An Entire Medieval Village on the Umbrian-Tuscan Border, Offered as One Lot
Seventeen residences, 30 hectares of productive land, two private reservoirs, and a single asking price of $15.5 million.

The renovation is already done. That sentence, in the context of Italian heritage property, carries more weight than it might appear to. Borgo di Comunaglia, a village of 9th-century origin sitting on the border of Umbria and Tuscany, is not a project requiring vision and patience and a reliable geometra. It is an operational asset, fully renovated, comprising 17 residences within a fenced park of more than 30 hectares, offered by Italy Sotheby's International Realty as a single lot at $15,500,000.
For a buyer who thinks in portfolios, the distinction matters. What is on offer here is not potential.
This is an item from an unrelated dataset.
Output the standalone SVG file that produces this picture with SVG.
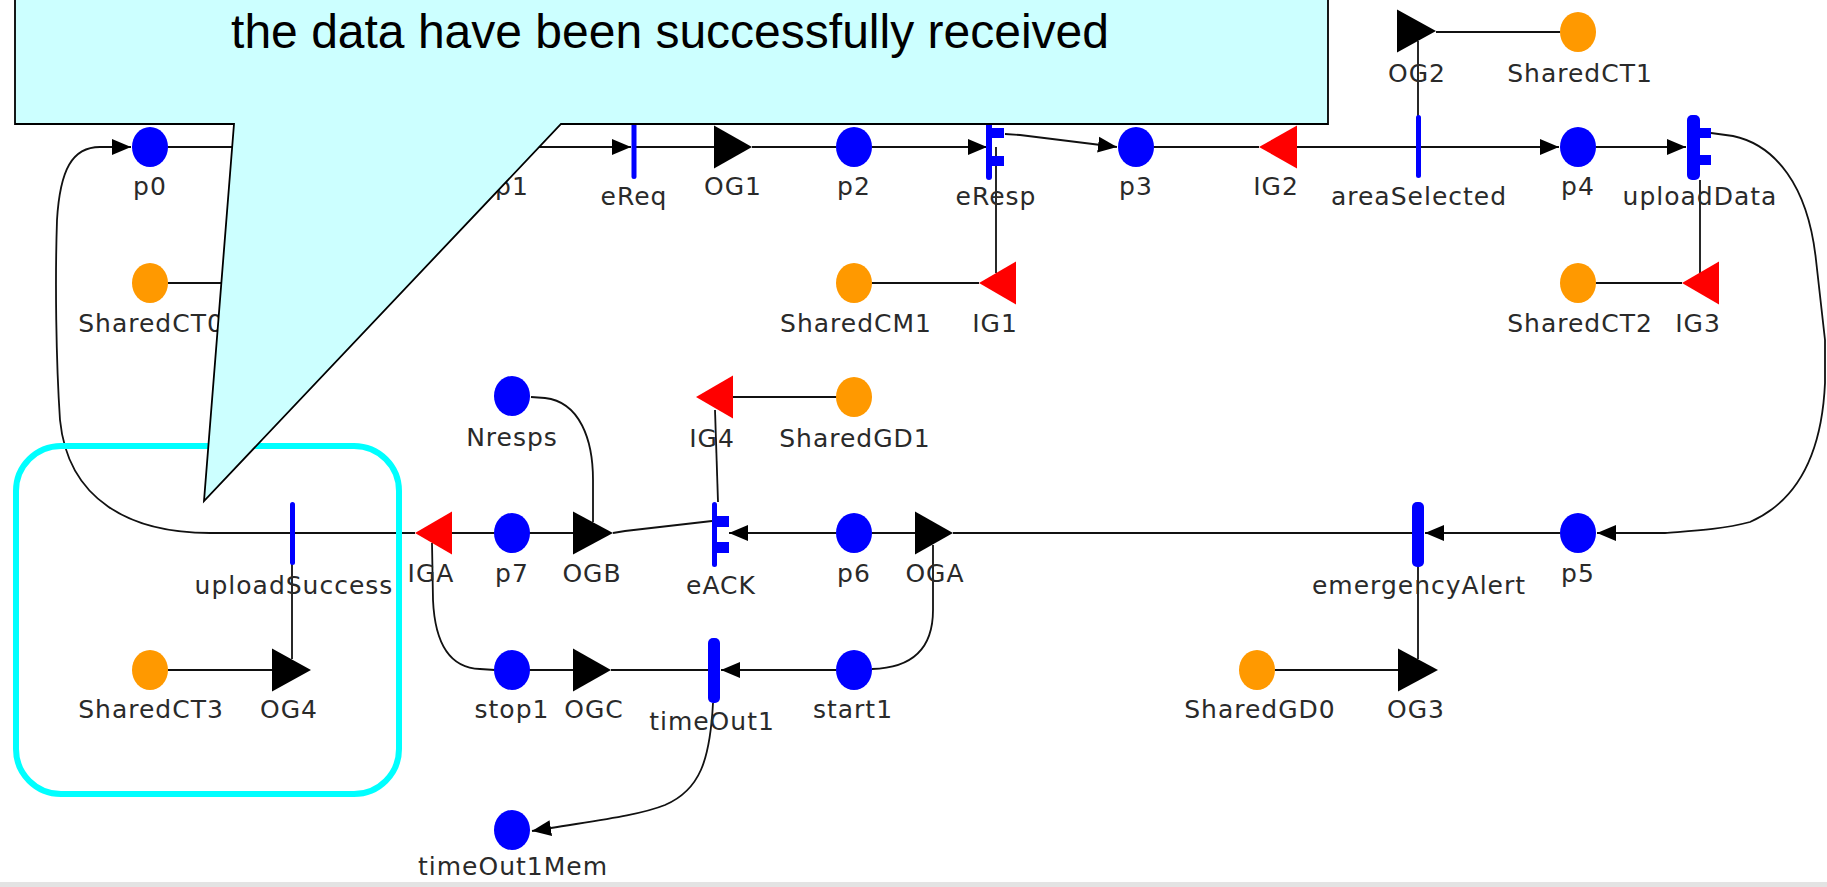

It is infrastructure already realised.
The 30-plus hectares are not ornamental. Olive groves, vineyards, hazelnut orchards, truffle groves, and woodland make up the holding, and the entire agricultural operation is irrigated by two private reservoirs built into the property. Those reservoirs are worth pausing on. They represent capital already deployed toward self-sufficiency, the kind of infrastructure that keeps a productive estate independent of external water supply and therefore capable of consistent yield regardless of seasonal variation.
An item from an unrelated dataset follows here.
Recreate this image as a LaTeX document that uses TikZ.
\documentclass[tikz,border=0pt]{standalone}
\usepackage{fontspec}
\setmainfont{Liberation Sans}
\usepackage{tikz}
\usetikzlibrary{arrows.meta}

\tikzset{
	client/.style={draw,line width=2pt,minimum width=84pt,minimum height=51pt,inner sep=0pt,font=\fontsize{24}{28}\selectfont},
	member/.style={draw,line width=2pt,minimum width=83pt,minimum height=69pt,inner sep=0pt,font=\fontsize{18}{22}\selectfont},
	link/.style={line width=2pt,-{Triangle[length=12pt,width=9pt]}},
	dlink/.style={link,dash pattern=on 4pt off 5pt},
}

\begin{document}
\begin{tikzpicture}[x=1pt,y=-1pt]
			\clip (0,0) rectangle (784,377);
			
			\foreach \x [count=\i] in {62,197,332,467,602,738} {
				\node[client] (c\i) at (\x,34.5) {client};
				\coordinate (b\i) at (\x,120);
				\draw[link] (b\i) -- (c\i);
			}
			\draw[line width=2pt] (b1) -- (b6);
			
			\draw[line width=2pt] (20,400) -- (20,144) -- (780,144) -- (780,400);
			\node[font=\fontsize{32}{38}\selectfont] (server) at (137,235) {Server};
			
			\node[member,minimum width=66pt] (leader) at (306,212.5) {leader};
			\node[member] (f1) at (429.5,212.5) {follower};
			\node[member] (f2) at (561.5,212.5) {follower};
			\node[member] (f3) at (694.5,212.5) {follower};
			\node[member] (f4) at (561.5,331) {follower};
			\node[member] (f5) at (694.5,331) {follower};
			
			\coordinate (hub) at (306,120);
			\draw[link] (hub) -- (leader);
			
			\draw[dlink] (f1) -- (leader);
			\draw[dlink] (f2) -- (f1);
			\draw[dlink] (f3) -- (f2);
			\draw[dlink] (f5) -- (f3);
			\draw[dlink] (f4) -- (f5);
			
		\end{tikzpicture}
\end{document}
The revenue lines that follow are real ones: olive oil, wine, truffles. None of these is decorative. Truffles from the Upper Tiber Valley command serious market prices, and a dedicated grove with private irrigation is a different proposition from a patch of woodland where a dog occasionally finds something. The agricultural yield here functions as a base return, independent of any hospitality conversion, and it gives the asset a dual-income structure from day one.
The Upper Tiber Valley positioning is specific, and it is worth being specific about it. The borgo sits between Arezzo and Perugia, which means it is within reach of two of central Italy's most established luxury tourism corridors without being absorbed by either. Arezzo to the northwest anchors the Tuscan side; Perugia to the southeast anchors Umbria. The borgo belongs to neither catchment in the way that a property in Chianti or on the shores of Trasimeno would, and that distance is a structural advantage rather than a limitation.
Seclusion at this level is not about remoteness. It is about the calibration of access: close enough to international airports and well-worn hospitality routes to fill rooms or host guests, far enough from the main corridors to command a premium on privacy. The boutique resort segment has demonstrated, across comparable markets in Provence and the Alentejo as much as in Tuscany, that this calibration is precisely what drives per-night rates and occupancy in the upper bracket.
The 17 residences within a single fenced perimeter give an operator the flexibility to run the borgo as a private estate, a managed resort, or some combination of the two. The single-lot sale structure keeps that optionality intact and avoids the fractional complications that have stalled similar acquisitions elsewhere.
Italy Sotheby's International Realty holding the mandate signals a professionally managed process with a clear institutional path to close.
A 9th-century village, fully operational, asking $15.5 million. The figures are on the table. The decision is a straightforward one to frame, if not necessarily to make.